Description of the task:
Copy exactly, and only, the lines below from the first through the one containing "24.0, 26.4, 29.1, 32.0, 35.2, 38.3, 41.5, 44.7, 49.0]", both included; pictures are omitted.

Data excerpts:
----------------------------------------
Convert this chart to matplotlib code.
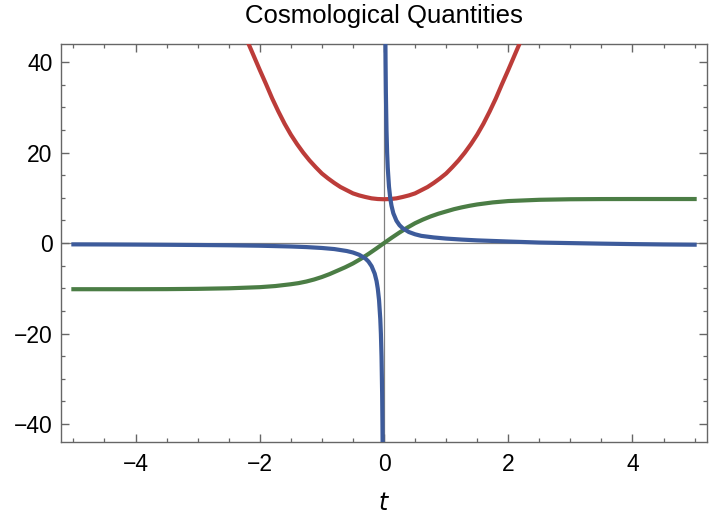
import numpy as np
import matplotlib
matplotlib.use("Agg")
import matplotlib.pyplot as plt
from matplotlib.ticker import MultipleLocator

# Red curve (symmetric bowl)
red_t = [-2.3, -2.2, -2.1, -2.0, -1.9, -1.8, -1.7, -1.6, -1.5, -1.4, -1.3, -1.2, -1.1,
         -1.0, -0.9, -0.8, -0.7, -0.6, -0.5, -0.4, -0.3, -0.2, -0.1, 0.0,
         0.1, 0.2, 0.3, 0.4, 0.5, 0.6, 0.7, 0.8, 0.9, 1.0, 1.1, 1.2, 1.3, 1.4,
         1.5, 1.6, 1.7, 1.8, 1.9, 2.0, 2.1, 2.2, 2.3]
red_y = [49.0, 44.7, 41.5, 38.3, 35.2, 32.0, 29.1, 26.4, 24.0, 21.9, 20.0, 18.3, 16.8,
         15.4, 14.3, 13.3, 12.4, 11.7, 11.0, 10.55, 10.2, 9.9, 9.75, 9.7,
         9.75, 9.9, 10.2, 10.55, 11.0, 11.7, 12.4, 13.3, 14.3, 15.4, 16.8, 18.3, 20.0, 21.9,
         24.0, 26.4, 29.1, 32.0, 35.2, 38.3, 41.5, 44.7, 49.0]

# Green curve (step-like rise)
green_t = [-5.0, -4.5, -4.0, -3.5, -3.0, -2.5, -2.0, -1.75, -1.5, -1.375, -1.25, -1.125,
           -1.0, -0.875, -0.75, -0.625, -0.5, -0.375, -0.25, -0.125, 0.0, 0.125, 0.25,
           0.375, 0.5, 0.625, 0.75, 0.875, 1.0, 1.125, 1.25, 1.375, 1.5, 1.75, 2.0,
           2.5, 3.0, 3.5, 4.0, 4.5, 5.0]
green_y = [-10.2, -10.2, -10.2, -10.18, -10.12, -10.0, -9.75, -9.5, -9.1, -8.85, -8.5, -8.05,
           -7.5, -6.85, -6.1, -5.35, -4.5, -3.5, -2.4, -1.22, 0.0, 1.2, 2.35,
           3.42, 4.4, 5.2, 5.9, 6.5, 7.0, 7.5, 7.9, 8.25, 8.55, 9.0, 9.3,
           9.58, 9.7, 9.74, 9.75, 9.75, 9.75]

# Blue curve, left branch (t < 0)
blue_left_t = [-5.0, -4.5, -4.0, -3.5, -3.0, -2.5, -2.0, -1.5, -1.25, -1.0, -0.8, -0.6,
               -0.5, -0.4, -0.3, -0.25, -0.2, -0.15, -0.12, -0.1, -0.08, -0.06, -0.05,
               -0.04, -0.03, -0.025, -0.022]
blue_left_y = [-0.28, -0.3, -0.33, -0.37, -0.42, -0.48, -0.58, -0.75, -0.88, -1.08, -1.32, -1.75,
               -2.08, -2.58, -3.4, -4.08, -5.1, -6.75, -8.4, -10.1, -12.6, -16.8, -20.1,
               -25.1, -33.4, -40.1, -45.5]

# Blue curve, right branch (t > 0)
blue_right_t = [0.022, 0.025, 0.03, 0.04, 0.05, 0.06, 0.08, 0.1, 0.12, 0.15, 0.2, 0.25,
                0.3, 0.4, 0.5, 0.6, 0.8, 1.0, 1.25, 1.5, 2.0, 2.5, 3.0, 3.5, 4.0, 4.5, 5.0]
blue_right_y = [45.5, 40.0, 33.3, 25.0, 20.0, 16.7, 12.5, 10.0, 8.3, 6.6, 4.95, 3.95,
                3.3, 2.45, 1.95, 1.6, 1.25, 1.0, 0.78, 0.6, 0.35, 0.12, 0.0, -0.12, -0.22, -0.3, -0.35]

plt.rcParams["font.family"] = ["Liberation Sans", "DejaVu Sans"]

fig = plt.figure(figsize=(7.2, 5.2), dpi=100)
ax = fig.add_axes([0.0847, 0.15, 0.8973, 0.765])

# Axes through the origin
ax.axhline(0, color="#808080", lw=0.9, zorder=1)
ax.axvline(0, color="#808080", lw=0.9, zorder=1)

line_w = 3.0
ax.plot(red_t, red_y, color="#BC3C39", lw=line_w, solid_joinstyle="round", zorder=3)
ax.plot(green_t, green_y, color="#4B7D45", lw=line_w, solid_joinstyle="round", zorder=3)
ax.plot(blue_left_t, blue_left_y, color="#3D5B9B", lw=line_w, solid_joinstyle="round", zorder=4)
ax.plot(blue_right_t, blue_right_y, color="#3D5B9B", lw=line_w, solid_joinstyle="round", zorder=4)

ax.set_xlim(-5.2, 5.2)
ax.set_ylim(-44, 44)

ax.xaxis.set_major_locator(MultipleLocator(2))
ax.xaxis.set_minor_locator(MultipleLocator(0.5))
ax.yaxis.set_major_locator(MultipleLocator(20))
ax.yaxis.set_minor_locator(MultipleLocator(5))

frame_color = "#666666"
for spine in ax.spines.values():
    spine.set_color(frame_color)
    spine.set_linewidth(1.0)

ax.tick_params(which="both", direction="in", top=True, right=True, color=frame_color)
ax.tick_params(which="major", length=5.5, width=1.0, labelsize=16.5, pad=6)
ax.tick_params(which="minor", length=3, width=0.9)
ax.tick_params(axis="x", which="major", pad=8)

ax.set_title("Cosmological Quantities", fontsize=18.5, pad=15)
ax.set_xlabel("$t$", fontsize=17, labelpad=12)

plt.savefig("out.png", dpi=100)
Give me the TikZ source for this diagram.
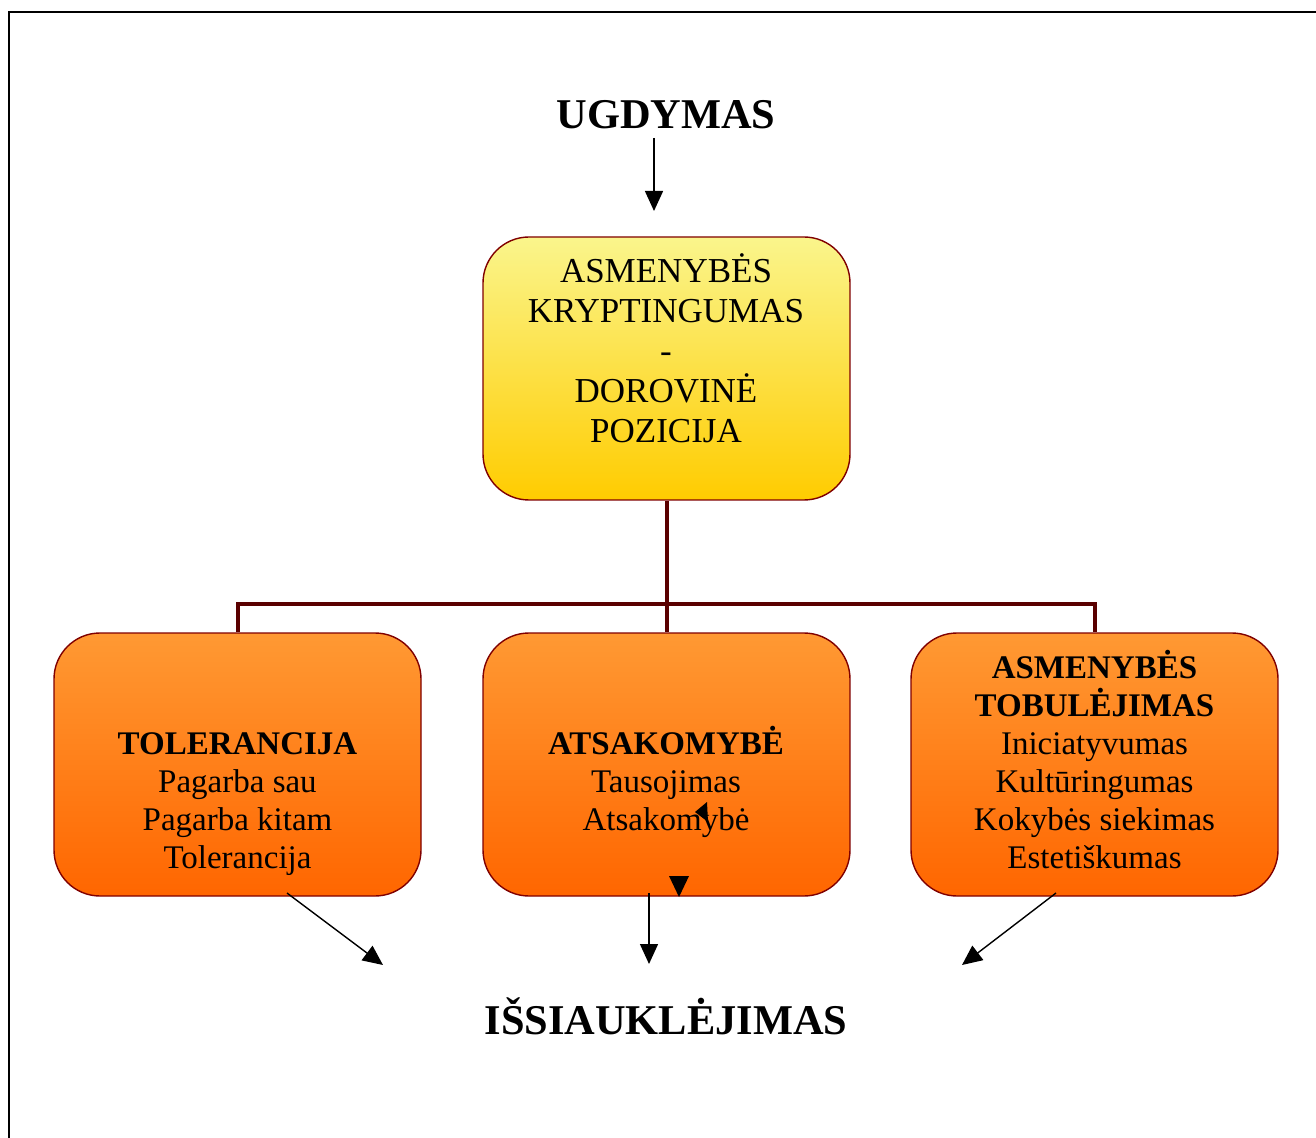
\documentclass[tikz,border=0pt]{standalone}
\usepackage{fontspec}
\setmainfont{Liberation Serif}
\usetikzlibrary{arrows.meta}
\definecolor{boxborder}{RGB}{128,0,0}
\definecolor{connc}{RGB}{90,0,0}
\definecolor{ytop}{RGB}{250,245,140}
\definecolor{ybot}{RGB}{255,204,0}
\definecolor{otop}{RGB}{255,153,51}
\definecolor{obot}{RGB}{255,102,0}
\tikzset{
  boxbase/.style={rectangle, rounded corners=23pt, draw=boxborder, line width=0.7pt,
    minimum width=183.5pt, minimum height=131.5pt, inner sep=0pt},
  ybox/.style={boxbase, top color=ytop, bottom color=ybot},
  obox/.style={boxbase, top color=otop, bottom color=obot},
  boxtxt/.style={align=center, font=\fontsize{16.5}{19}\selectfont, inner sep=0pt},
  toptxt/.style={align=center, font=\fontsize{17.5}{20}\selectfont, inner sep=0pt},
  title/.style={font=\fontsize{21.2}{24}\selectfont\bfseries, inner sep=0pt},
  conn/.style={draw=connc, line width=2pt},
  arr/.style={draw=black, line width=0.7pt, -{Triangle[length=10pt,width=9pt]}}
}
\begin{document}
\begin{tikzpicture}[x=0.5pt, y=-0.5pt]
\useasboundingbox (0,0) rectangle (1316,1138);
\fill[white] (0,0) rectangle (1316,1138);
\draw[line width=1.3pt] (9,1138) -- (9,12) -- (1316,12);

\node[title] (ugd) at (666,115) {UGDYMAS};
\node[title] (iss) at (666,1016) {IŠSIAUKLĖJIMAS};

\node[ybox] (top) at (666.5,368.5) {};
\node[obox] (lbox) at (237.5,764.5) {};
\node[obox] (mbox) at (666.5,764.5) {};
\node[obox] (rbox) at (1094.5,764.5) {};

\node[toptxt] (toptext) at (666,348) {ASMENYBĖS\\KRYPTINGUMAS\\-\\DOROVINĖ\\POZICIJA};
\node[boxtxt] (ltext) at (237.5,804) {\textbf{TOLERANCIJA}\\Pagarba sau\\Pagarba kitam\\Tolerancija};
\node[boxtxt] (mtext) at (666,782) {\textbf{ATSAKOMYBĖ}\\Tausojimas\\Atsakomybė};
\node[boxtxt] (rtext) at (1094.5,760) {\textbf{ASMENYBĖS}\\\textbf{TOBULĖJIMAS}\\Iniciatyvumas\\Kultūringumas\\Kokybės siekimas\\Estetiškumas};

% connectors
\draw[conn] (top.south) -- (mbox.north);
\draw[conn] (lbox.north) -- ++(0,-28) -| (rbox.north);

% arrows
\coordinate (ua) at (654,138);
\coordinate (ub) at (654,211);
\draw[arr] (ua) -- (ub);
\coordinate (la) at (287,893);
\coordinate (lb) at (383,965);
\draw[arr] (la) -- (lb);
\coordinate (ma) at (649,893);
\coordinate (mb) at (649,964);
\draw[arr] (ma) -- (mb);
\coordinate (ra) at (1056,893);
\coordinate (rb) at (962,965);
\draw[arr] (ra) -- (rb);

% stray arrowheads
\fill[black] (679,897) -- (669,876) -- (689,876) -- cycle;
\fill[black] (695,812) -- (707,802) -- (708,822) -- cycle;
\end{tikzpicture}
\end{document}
----------------------------------------
Solution:
Convert this chart to matplotlib code.
import numpy as np
import matplotlib
matplotlib.use("Agg")
import matplotlib.pyplot as plt
from matplotlib.ticker import MultipleLocator

# Red curve (symmetric bowl)
red_t = [-2.3, -2.2, -2.1, -2.0, -1.9, -1.8, -1.7, -1.6, -1.5, -1.4, -1.3, -1.2, -1.1,
         -1.0, -0.9, -0.8, -0.7, -0.6, -0.5, -0.4, -0.3, -0.2, -0.1, 0.0,
         0.1, 0.2, 0.3, 0.4, 0.5, 0.6, 0.7, 0.8, 0.9, 1.0, 1.1, 1.2, 1.3, 1.4,
         1.5, 1.6, 1.7, 1.8, 1.9, 2.0, 2.1, 2.2, 2.3]
red_y = [49.0, 44.7, 41.5, 38.3, 35.2, 32.0, 29.1, 26.4, 24.0, 21.9, 20.0, 18.3, 16.8,
         15.4, 14.3, 13.3, 12.4, 11.7, 11.0, 10.55, 10.2, 9.9, 9.75, 9.7,
         9.75, 9.9, 10.2, 10.55, 11.0, 11.7, 12.4, 13.3, 14.3, 15.4, 16.8, 18.3, 20.0, 21.9,
         24.0, 26.4, 29.1, 32.0, 35.2, 38.3, 41.5, 44.7, 49.0]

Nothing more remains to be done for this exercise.